Numérisation et intelligence artificielle: L’inévitable option
Le directeur de l’Ecole nationale supérieure de l’informatique (ENSI), le professeur Mouloud Koudil, a estimé que l’Algérie doit investir davantage dans la numérisation et l’intelligence artificielle (IA). L’universitaire a plaidé en faveur d’une implication des personnes hautement qualifiées avec des juristes pour préparer la deuxième phase de la numérisation en Algérie.
Pour cette deuxième phase, il faut, selon lui, « des lois qui protègent, et elles existent. Après, il faudra inspecter les algorithmes et les données qui pourraient venir d’ailleurs. A mon avis, il faut qu’il y ait des lois sur toutes les pratiques du domaine du numérique et du traitement de données ».

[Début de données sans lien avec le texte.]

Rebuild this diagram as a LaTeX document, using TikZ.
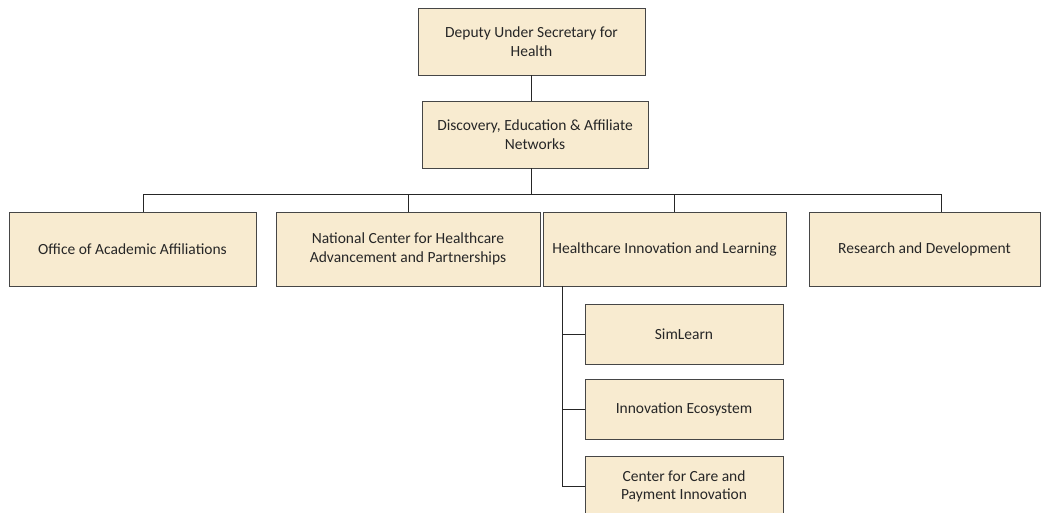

Lors de son intervention sur les ondes de la Radio algérienne, le même responsable a affirmé que « la numérisation est le bon chemin à prendre car les pays qui ont réussi ont placé cette action au plus haut niveau de l’Etat ». Il a ajouté : « Dans certains pays, ces investissements se chiffrent à plusieurs milliards de dollars, car les enjeux sont importants et majeurs. Ensuite, il faudra également moderniser le fonctionnement des institutions, sinon on va numériser à tort. Aujourd’hui, il est vital d’avoir des données numérisées et protégées ».
En prenant en exemple le cas des entreprises, il a expliqué qu’« avoir des données, c’est détenir l’information et mieux connaître ses clients pour fournir un bon service. Jeter l’information, c’est suicidaire. Aujourd’hui, on a peur de la chose qu’on ne connaît pas, mais si l’on se projette dans la formation et les bonnes pratiques, il y aura un retour sur investissement ».
Le même responsable est revenu dans son intervention sur la décision prise, avant-hier lors du Conseil des ministres, par le président de la République, Abdelmadjid Tebboune, d’accélérer la cadence du travail pour entamer la deuxième phase du processus de numérisation. M. Koudil a expliqué que « tous les secteurs du pays sont concernés et tout le monde devra travailler, de manière coordonnée, dans le même sens pour réussir ce challenge », affirmant que « cette démarche devra être supervisée et coordonnée par un chef d’orchestre au plus haut niveau de l’Etat ».
En ce qui concerne la façon à entreprendre pour accélérer cette cadence et rattraper le retard accusé dans la numérisation de l’ensemble des secteurs, il a précisé qu’« il ne s’agit pas d’une industrialisation où nous avons besoin de gros matériels. Le retard est rattrapable. Il faudra de la volonté, une feuille de route, une stratégie et laisser travailler ceux qui sont engagés dans ce processus ».
Tout est basé sur la ressource humaine, selon l’intervenant. « Les pays qui se sont suffis de l’acquisition de matériels se sont trompés, car on finit par numériser de mauvaises pratiques. Il faudra des personnes qui prennent à bras-le-corps ce genre de projet avec une ressource humaine qualifiée, car c’est la clé du succès », a-t-il dit.
« S’il y a un domaine qui devrait être plus agile dans cette mutation, c’est bien la formation », a développé M. Koudil, citant une enquête menée aux Etats-Unis d’Amérique et selon laquelle « 80 % des métiers de 2030 sont encore inconnus. Aujourd’hui, il faut former pour les besoins du pays certes, mais il faudra aussi former aux standards internationaux auxquels on est appelés à s’inscrire. Ensuite, il faut un dialogue entre tous les partenaires de tous les secteurs pour identifier leurs besoins en formation et créer, justement, une synergie ».
Selon M. Koudil, la fracture numérique est « facile à combler et ne nécessite pas de très gros moyens. Formons, et on y arrivera très rapidement. De même qu’il faudra aussi faire face à la mobilité mondiale pour garder et faire revenir les talents formés chez nous. Et ça, c’est un autre combat. Nous formons peu et nous perdons beaucoup de talents. Même les Etats-Unis n’arrivent pas à faire face à cette mobilité, tant interne qu’externe ».
Concernant la résistance qui risque de freiner le processus de numérisation en Algérie, M. Koudil a estimé qu’« il faudra imposer une stratégie et une feuille de route. C’est très important, sinon chaque entité ira dans son sens. Du coup, il faut un chef d’orchestre qui mène le projet et coordonne les efforts (…) Je ne crois pas trop au choc générationnel, moi-même je suis âgé et je crois au numérique ! ».
Pour l’intervenant, « la résistance au processus de numérisation est humaine et il faut lutter contre cette fermeté à vouloir travailler avec des méthodes révolues. Il faut convaincre et imposer de nouvelles méthodes ».